Ernie Bullock served nearly two tours in Vietnam, and survived the 1968 Tet Offensive.

The former U.S. Marine, who also served with the Air Force, returned from war in 1970 a changed and broken man.

He has since dedicated his life to counseling and serving veterans.

Bullock works at the Veterans Hospital in Sarasota and as an associate pastor at Holiday Community Fellowship Church in Pasco. He leads the church’s veteran outreach, a chapter of Point Man International Ministries.

Bullock joined the organization in the 1990s when he became a Christian and led a chapter in New York before moving to Florida two years ago.

The outreach will host a free Spring Festival at Holiday Community Fellowship Church, 5144 Sunray Drive, from noon to 4 p.m. on March 16. Families are invited to come meet firefighters, members of law enforcement and veterans, play games and participate in youth activities. Veterans and their families will serve as volunteers.

“It is essential for children and others to meet veterans and law enforcement and emergency responders,” Bullock said. “People of all ages need to understand these men and women care for others and rise to the call of duty every time they walk through the doors at work. Some of these people have given up their lives to save someone else.”

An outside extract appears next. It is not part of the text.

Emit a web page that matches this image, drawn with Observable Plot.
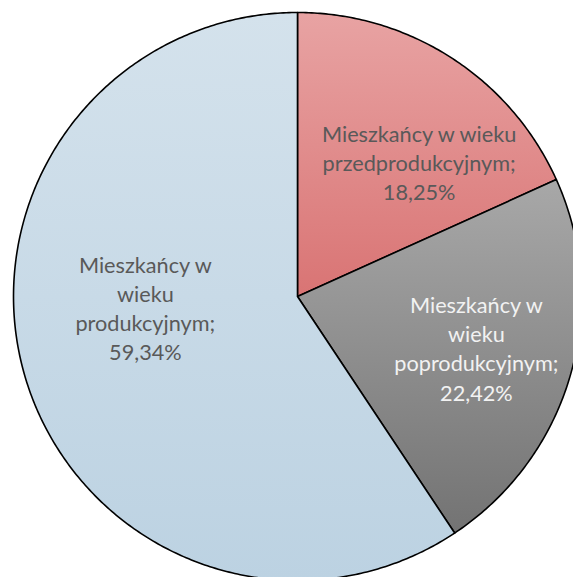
<!DOCTYPE html>
<html>
<head>
<meta charset="utf-8">
<script src="https://cdn.jsdelivr.net/npm/d3@7"></script>
<script src="https://cdn.jsdelivr.net/npm/@observablehq/plot@0.6"></script>
<style>
  html, body { margin: 0; padding: 0; background: #ffffff; }
  #chart svg { display: block; }
</style>
</head>
<body>
<div id="chart"></div>
<script>
// ---- data ----
const categories = [
  "Mieszkańcy w wieku przedprodukcyjnym",
  "Mieszkańcy w wieku poprodukcyjnym",
  "Mieszkańcy w wieku produkcyjnym"
];
const shares = [18.25, 22.42, 59.34];
const valueLabels = ["18,25%", "22,42%", "59,34%"];
const wrappedNames = [
  "Mieszkańcy w wieku\nprzedprodukcyjnym;",
  "Mieszkańcy w\nwieku\npoprodukcyjnym;",
  "Mieszkańcy w\nwieku\nprodukcyjnym;"
];

// ---- styling / layout (not data) ----
const gradients = [
  ["#e8a3a3", "#d97474"],
  ["#a8a8a8", "#737373"],
  ["#d4e2ec", "#bcd2e2"]
];
const textColors = ["#595959", "#f2f2f2", "#595959"];
const labelPolar = [[42.0, 0.64], [105.9, 0.655], [266.0, 0.537]]; // [deg clockwise from top, radius fraction]
const W = 573, H = 577, cx = 297, cy = 296, R = 284;

// ---- geometry from data ----
const total = d3.sum(shares);
let acc = 0;
const slices = shares.map((v, i) => {
  const a0 = acc / total * 2 * Math.PI;
  acc += v;
  const a1 = acc / total * 2 * Math.PI;
  return {i, name: categories[i], a0, a1};
});
const pts = [];
slices.forEach(s => {
  pts.push({i: s.i, x: 0, y: 0});
  const n = Math.max(2, Math.ceil((s.a1 - s.a0) / 0.01));
  for (let k = 0; k <= n; k++) {
    const a = s.a0 + (s.a1 - s.a0) * k / n;
    pts.push({i: s.i, x: Math.sin(a), y: Math.cos(a)});
  }
  pts.push({i: s.i, x: 0, y: 0});
});
const labels = slices.map(s => {
  const [deg, r] = labelPolar[s.i];
  const a = deg * Math.PI / 180;
  return {i: s.i, x: r * Math.sin(a), y: r * Math.cos(a), text: wrappedNames[s.i] + "\n" + valueLabels[s.i]};
});

const marks = slices.map(s => Plot.line(pts.filter(p => p.i === s.i), {
  x: "x", y: "y", fill: `url(#grad${s.i})`, stroke: "#000", strokeWidth: 1.6,
  strokeLinejoin: "round", curve: "linear"
}));
labels.forEach(l => marks.push(Plot.text([l], {
  x: "x", y: "y", text: "text", fill: textColors[l.i], fontSize: 21.7,
  lineHeight: 1.35, lineAnchor: "middle", textAnchor: "middle",
  fontFamily: "Lato, 'Open Sans', sans-serif"
})));

const chart = Plot.plot({
  width: W, height: H,
  margin: 0,
  x: {domain: [-1, 1], range: [cx - R, cx + R], axis: null},
  y: {domain: [-1, 1], range: [cy + R, cy - R], axis: null},
  style: {background: "#ffffff", overflow: "hidden"},
  marks
});

const defs = d3.select(chart).insert("defs", ":first-child");
gradients.forEach((g, i) => {
  const lg = defs.append("linearGradient").attr("id", `grad${i}`)
    .attr("x1", 0).attr("y1", 0).attr("x2", 0).attr("y2", 1);
  lg.append("stop").attr("offset", "0%").attr("stop-color", g[0]);
  lg.append("stop").attr("offset", "100%").attr("stop-color", g[1]);
});
document.getElementById("chart").appendChild(chart);
</script>
</body>
</html>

Last year, about 150 people attended the festival. About 25 volunteers helped organize the second annual event. Many participate in Point Man’s meet-ups at church.

The members form a community with common histories and purpose, Bullock said.

Bullock ministers often to veterans struggling to reconcile their experiences with daily life.

“Many veterans get stuck in grief, but also many are stuck in anger,” Bullock said. “I believe the worst of the anger should be dealt with in therapy groups in VA hospitals. However, churches have a role in recovery, too.”